Write the data out again, character for character, with no images.

-- start of THE DATA --

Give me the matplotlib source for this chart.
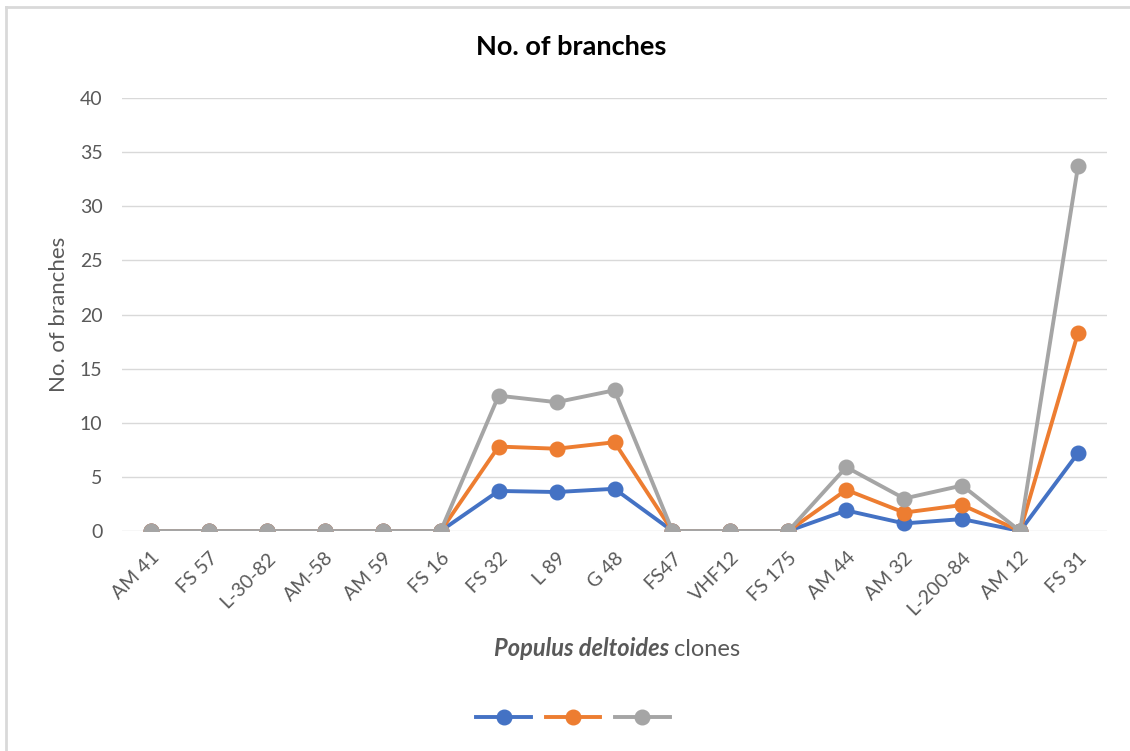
import matplotlib.pyplot as plt
from matplotlib.lines import Line2D

plt.rcParams['font.family'] = ['Lato', 'DejaVu Sans']

# clone names and branch counts
clones = ['AM 41', 'FS 57', 'L-30-82', 'AM-58', 'AM 59', 'FS 16', 'FS 32', 'L 89', 'G 48',
          'FS47', 'VHF12', 'FS 175', 'AM 44', 'AM 32', 'L-200-84', 'AM 12', 'FS 31']
blue_vals = [0, 0, 0, 0, 0, 0, 3.7, 3.6, 3.9, 0, 0, 0, 1.9, 0.7, 1.1, 0, 7.2]
orange_vals = [0, 0, 0, 0, 0, 0, 7.8, 7.6, 8.2, 0, 0, 0, 3.8, 1.7, 2.4, 0, 18.3]
gray_vals = [0, 0, 0, 0, 0, 0, 12.5, 11.9, 13.0, 0, 0, 0, 5.9, 3.0, 4.2, 0, 33.7]
yticks = [0, 5, 10, 15, 20, 25, 30, 35, 40]

colors = ['#4472C4', '#ED7D31', '#A5A5A5']
txt = '#595959'

fig = plt.figure(figsize=(11.3, 7.51), dpi=100)
fig.patch.set_facecolor('white')
ax = fig.add_axes([122 / 1130, 1 - 531 / 751, (1107 - 122) / 1130, (531 - 98) / 751])

x = list(range(len(clones)))
for vals, c in zip([blue_vals, orange_vals, gray_vals], colors):
    ax.plot(x, vals, color=c, lw=2.8, marker='o', markersize=10.5, solid_capstyle='round')

ax.set_xlim(-0.5, len(clones) - 0.5)
ax.set_ylim(0, 40)
ax.set_yticks(yticks)
ax.set_xticks(x)
ax.set_xticklabels(clones, rotation=45, ha='right', rotation_mode='anchor')
ax.tick_params(axis='both', length=0, labelsize=14, labelcolor=txt)
ax.tick_params(axis='y', pad=14)
ax.tick_params(axis='x', pad=13)
for s in ax.spines.values():
    s.set_visible(False)
ax.grid(axis='y', color='#d9d9d9', lw=1)
ax.set_axisbelow(True)
ax.set_facecolor('none')

ax.set_ylabel('No. of branches', fontsize=16, color=txt, labelpad=8)
fig.text(571 / 1130, 1 - 47 / 751, 'No. of branches', ha='center', va='center',
         fontsize=19.5, fontweight='bold', color='black')
fig.text(669 / 1130, 1 - 649 / 751, 'Populus deltoides', ha='right', va='center',
         fontsize=17, style='italic', fontweight='bold', color=txt)
fig.text(674 / 1130, 1 - 649 / 751, 'clones', ha='left', va='center',
         fontsize=17, color=txt)

handles = [Line2D([], [], color=c, lw=2.8, marker='o', markersize=10.5) for c in colors]
fig.legend(handles, ['', '', ''], loc='center', bbox_to_anchor=(573 / 1130, 1 - 718 / 751),
           ncol=3, frameon=False, handlelength=3.9, columnspacing=1.1, handletextpad=0,
           fontsize=10)

# outer chart frame
fig.add_artist(Line2D([6 / 1130, 1], [1 - 7 / 751, 1 - 7 / 751], color='#d9d9d9', lw=2))
fig.add_artist(Line2D([6 / 1130, 6 / 1130], [1 - 7 / 751, 0], color='#d9d9d9', lw=2))

fig.savefig('out.png', dpi=100)
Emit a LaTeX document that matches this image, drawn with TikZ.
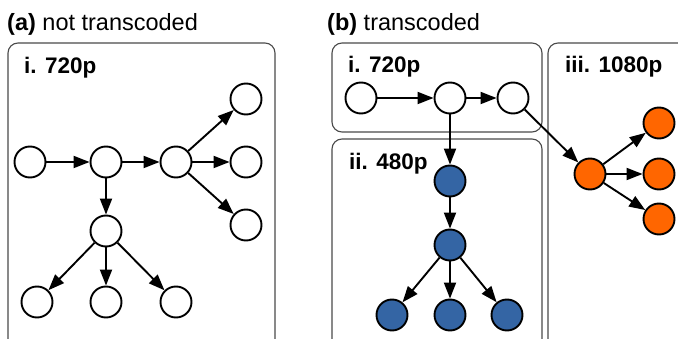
\documentclass[tikz,border=0pt]{standalone}
\usepackage{fontspec}
\setmainfont{Liberation Sans}
\usetikzlibrary{arrows.meta}
\definecolor{nodeblue}{HTML}{3465A4}
\definecolor{nodeorange}{HTML}{FF6600}
\definecolor{boxgray}{HTML}{4A4A4A}
\tikzset{
  vid/.style={circle,draw=black,line width=1.9pt,minimum size=31pt,inner sep=0pt,fill=white},
  blue/.style={vid,fill=nodeblue},
  orange/.style={vid,fill=nodeorange},
  edge/.style={line width=1.9pt,-{Triangle[length=16pt,width=12pt]}},
  panel/.style={draw=boxgray,line width=1.1pt,rounded corners=10pt},
  heading/.style={anchor=base west,inner sep=0pt,font=\fontsize{23.5}{26}\selectfont},
  boxlabel/.style={anchor=base west,inner sep=0pt,font=\fontsize{22.5}{26}\selectfont\bfseries}
}
\begin{document}
\begin{tikzpicture}[x=1pt,y=-1pt]
\useasboundingbox (0,0) rectangle (678,339);
\clip (0,0) rectangle (678,339);

% panel frames
\draw[panel] (8,43) rectangle (275,370);
\draw[panel] (332,43) rectangle (542,132);
\draw[panel] (332,139) rectangle (542,370);
\draw[panel] (548,43) rectangle (720,370);

% headings
\node[heading] (ha) at (7,31) {\textbf{(a)} not transcoded};
\node[heading] (hb) at (327,31) {\textbf{(b)} transcoded};
\node[boxlabel] (la) at (24,74) {i. 720p};
\node[boxlabel] (lb1) at (348,73) {i. 720p};
\node[boxlabel] (lb2) at (349,170) {ii. 480p};
\node[boxlabel] (lb3) at (565,73) {iii. 1080p};

% (a) single 720p graph
\node[vid] (a1) at (30,162) {};
\node[vid] (a2) at (106,162) {};
\node[vid] (a3) at (176,162) {};
\node[vid] (a4) at (246,99) {};
\node[vid] (a5) at (246,162) {};
\node[vid] (a6) at (246,225) {};
\node[vid] (a7) at (106,231) {};
\node[vid] (a8) at (37,302) {};
\node[vid] (a9) at (106,302) {};
\node[vid] (a10) at (176,302) {};
\draw[edge] (a1) -- (a2);
\draw[edge] (a2) -- (a3);
\draw[edge] (a3) -- (a4);
\draw[edge] (a3) -- (a5);
\draw[edge] (a3) -- (a6);
\draw[edge] (a2) -- (a7);
\draw[edge] (a7) -- (a8);
\draw[edge] (a7) -- (a9);
\draw[edge] (a7) -- (a10);

% (b) transcoded graph
\node[vid] (b1) at (361,98) {};
\node[vid] (b2) at (450,98) {};
\node[vid] (b3) at (513,98) {};
\node[blue] (c1) at (450,181) {};
\node[blue] (c2) at (450,245) {};
\node[blue] (c3) at (392,315) {};
\node[blue] (c4) at (450,315) {};
\node[blue] (c5) at (507,315) {};
\node[orange] (d1) at (590,174) {};
\node[orange] (d2) at (659,123) {};
\node[orange] (d3) at (659,174) {};
\node[orange] (d4) at (659,219) {};
\draw[edge] (b1) -- (b2);
\draw[edge] (b2) -- (b3);
\draw[edge] (b2) -- (c1);
\draw[edge] (c1) -- (c2);
\draw[edge] (c2) -- (c3);
\draw[edge] (c2) -- (c4);
\draw[edge] (c2) -- (c5);
\draw[edge] (b3) -- (d1);
\draw[edge] (d1) -- (d2);
\draw[edge] (d1) -- (d3);
\draw[edge] (d1) -- (d4);
\end{tikzpicture}
\end{document}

-- end of THE DATA --

FINAL RESULT:
Give me the matplotlib source for this chart.
import matplotlib.pyplot as plt
from matplotlib.lines import Line2D

plt.rcParams['font.family'] = ['Lato', 'DejaVu Sans']

# clone names and branch counts
clones = ['AM 41', 'FS 57', 'L-30-82', 'AM-58', 'AM 59', 'FS 16', 'FS 32', 'L 89', 'G 48',
          'FS47', 'VHF12', 'FS 175', 'AM 44', 'AM 32', 'L-200-84', 'AM 12', 'FS 31']
blue_vals = [0, 0, 0, 0, 0, 0, 3.7, 3.6, 3.9, 0, 0, 0, 1.9, 0.7, 1.1, 0, 7.2]
orange_vals = [0, 0, 0, 0, 0, 0, 7.8, 7.6, 8.2, 0, 0, 0, 3.8, 1.7, 2.4, 0, 18.3]
gray_vals = [0, 0, 0, 0, 0, 0, 12.5, 11.9, 13.0, 0, 0, 0, 5.9, 3.0, 4.2, 0, 33.7]
yticks = [0, 5, 10, 15, 20, 25, 30, 35, 40]

colors = ['#4472C4', '#ED7D31', '#A5A5A5']
txt = '#595959'

fig = plt.figure(figsize=(11.3, 7.51), dpi=100)
fig.patch.set_facecolor('white')
ax = fig.add_axes([122 / 1130, 1 - 531 / 751, (1107 - 122) / 1130, (531 - 98) / 751])

x = list(range(len(clones)))
for vals, c in zip([blue_vals, orange_vals, gray_vals], colors):
    ax.plot(x, vals, color=c, lw=2.8, marker='o', markersize=10.5, solid_capstyle='round')

ax.set_xlim(-0.5, len(clones) - 0.5)
ax.set_ylim(0, 40)
ax.set_yticks(yticks)
ax.set_xticks(x)
ax.set_xticklabels(clones, rotation=45, ha='right', rotation_mode='anchor')
ax.tick_params(axis='both', length=0, labelsize=14, labelcolor=txt)
ax.tick_params(axis='y', pad=14)
ax.tick_params(axis='x', pad=13)
for s in ax.spines.values():
    s.set_visible(False)
ax.grid(axis='y', color='#d9d9d9', lw=1)
ax.set_axisbelow(True)
ax.set_facecolor('none')

ax.set_ylabel('No. of branches', fontsize=16, color=txt, labelpad=8)
fig.text(571 / 1130, 1 - 47 / 751, 'No. of branches', ha='center', va='center',
         fontsize=19.5, fontweight='bold', color='black')
fig.text(669 / 1130, 1 - 649 / 751, 'Populus deltoides', ha='right', va='center',
         fontsize=17, style='italic', fontweight='bold', color=txt)
fig.text(674 / 1130, 1 - 649 / 751, 'clones', ha='left', va='center',
         fontsize=17, color=txt)

handles = [Line2D([], [], color=c, lw=2.8, marker='o', markersize=10.5) for c in colors]
fig.legend(handles, ['', '', ''], loc='center', bbox_to_anchor=(573 / 1130, 1 - 718 / 751),
           ncol=3, frameon=False, handlelength=3.9, columnspacing=1.1, handletextpad=0,
           fontsize=10)

# outer chart frame
fig.add_artist(Line2D([6 / 1130, 1], [1 - 7 / 751, 1 - 7 / 751], color='#d9d9d9', lw=2))
fig.add_artist(Line2D([6 / 1130, 6 / 1130], [1 - 7 / 751, 0], color='#d9d9d9', lw=2))

fig.savefig('out.png', dpi=100)
Emit a LaTeX document that matches this image, drawn with TikZ.
\documentclass[tikz,border=0pt]{standalone}
\usepackage{fontspec}
\setmainfont{Liberation Sans}
\usetikzlibrary{arrows.meta}
\definecolor{nodeblue}{HTML}{3465A4}
\definecolor{nodeorange}{HTML}{FF6600}
\definecolor{boxgray}{HTML}{4A4A4A}
\tikzset{
  vid/.style={circle,draw=black,line width=1.9pt,minimum size=31pt,inner sep=0pt,fill=white},
  blue/.style={vid,fill=nodeblue},
  orange/.style={vid,fill=nodeorange},
  edge/.style={line width=1.9pt,-{Triangle[length=16pt,width=12pt]}},
  panel/.style={draw=boxgray,line width=1.1pt,rounded corners=10pt},
  heading/.style={anchor=base west,inner sep=0pt,font=\fontsize{23.5}{26}\selectfont},
  boxlabel/.style={anchor=base west,inner sep=0pt,font=\fontsize{22.5}{26}\selectfont\bfseries}
}
\begin{document}
\begin{tikzpicture}[x=1pt,y=-1pt]
\useasboundingbox (0,0) rectangle (678,339);
\clip (0,0) rectangle (678,339);

% panel frames
\draw[panel] (8,43) rectangle (275,370);
\draw[panel] (332,43) rectangle (542,132);
\draw[panel] (332,139) rectangle (542,370);
\draw[panel] (548,43) rectangle (720,370);

% headings
\node[heading] (ha) at (7,31) {\textbf{(a)} not transcoded};
\node[heading] (hb) at (327,31) {\textbf{(b)} transcoded};
\node[boxlabel] (la) at (24,74) {i. 720p};
\node[boxlabel] (lb1) at (348,73) {i. 720p};
\node[boxlabel] (lb2) at (349,170) {ii. 480p};
\node[boxlabel] (lb3) at (565,73) {iii. 1080p};

% (a) single 720p graph
\node[vid] (a1) at (30,162) {};
\node[vid] (a2) at (106,162) {};
\node[vid] (a3) at (176,162) {};
\node[vid] (a4) at (246,99) {};
\node[vid] (a5) at (246,162) {};
\node[vid] (a6) at (246,225) {};
\node[vid] (a7) at (106,231) {};
\node[vid] (a8) at (37,302) {};
\node[vid] (a9) at (106,302) {};
\node[vid] (a10) at (176,302) {};
\draw[edge] (a1) -- (a2);
\draw[edge] (a2) -- (a3);
\draw[edge] (a3) -- (a4);
\draw[edge] (a3) -- (a5);
\draw[edge] (a3) -- (a6);
\draw[edge] (a2) -- (a7);
\draw[edge] (a7) -- (a8);
\draw[edge] (a7) -- (a9);
\draw[edge] (a7) -- (a10);

% (b) transcoded graph
\node[vid] (b1) at (361,98) {};
\node[vid] (b2) at (450,98) {};
\node[vid] (b3) at (513,98) {};
\node[blue] (c1) at (450,181) {};
\node[blue] (c2) at (450,245) {};
\node[blue] (c3) at (392,315) {};
\node[blue] (c4) at (450,315) {};
\node[blue] (c5) at (507,315) {};
\node[orange] (d1) at (590,174) {};
\node[orange] (d2) at (659,123) {};
\node[orange] (d3) at (659,174) {};
\node[orange] (d4) at (659,219) {};
\draw[edge] (b1) -- (b2);
\draw[edge] (b2) -- (b3);
\draw[edge] (b2) -- (c1);
\draw[edge] (c1) -- (c2);
\draw[edge] (c2) -- (c3);
\draw[edge] (c2) -- (c4);
\draw[edge] (c2) -- (c5);
\draw[edge] (b3) -- (d1);
\draw[edge] (d1) -- (d2);
\draw[edge] (d1) -- (d3);
\draw[edge] (d1) -- (d4);
\end{tikzpicture}
\end{document}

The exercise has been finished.